利用された事を知って問い質すエドをロイは受け流し、今回の功労で『特別に』国家錬金術試験を受けられる事になったと、いけしゃあしゃあとぬかしやがり、ヤツの言葉を信じてわざわざセントラルくだりまでやってきたエドに向かって
『大事な軍の試験を子供が受けられるワケないだろう?』(フフンと鼻で笑うのが聞こえるようだ)
『私がこの列車に乗せてやって良かったと思わないか?』

…ってロイ…。この事件が起きないような状況だったらどうするつもりだったんだよ?
ああー、ホントこいつってば無能な人のくせに腹黒いわーっ!(くどいようですが誉めてます)

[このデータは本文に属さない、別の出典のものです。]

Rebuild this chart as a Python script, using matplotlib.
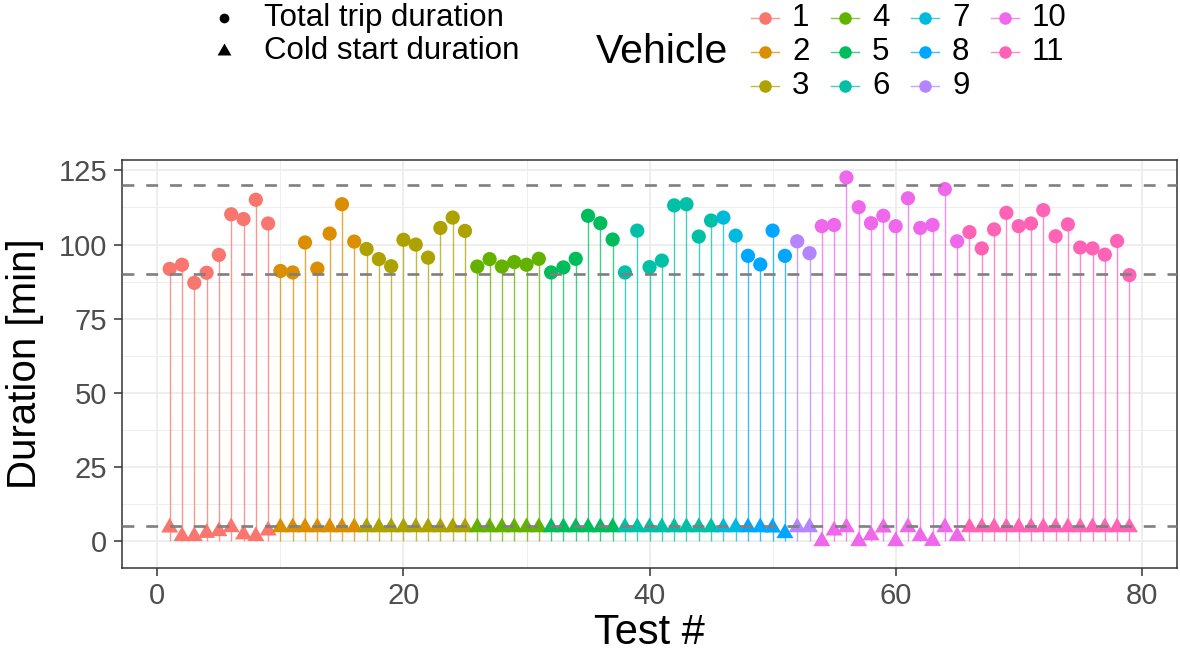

結局、お釈迦様の掌の孫悟空状態のエドとアルだったワケですが、ホントにただの子供なのですから、それも仕方がない事。
アルの悟ったような『仕方ない。ボクらにはまだ力がないんだ』の言葉とロイの去り行く先を睨むエド。

でもあくまでも『「まだ」力がない』だけなんですよね。
そしてこれから兄弟が求める力とは、バルドのいう物理的な力とは明らかに違うものなのでしょう。

助けてくれてありがとうと、無邪気に手を振る女の子の笑顔に救われたようなエドが微笑ましかったです。

話はともかく、今回はどうもアクションシーンがいまいちでした。
カット割りと効果線で誤魔化しているようで、スピード感が感じられなくてモタモタって印象でした。
構図もパッとしなかったしなあ。
出来れば随時、3話の兄弟組み手くらいの動きは見せて欲しいものです。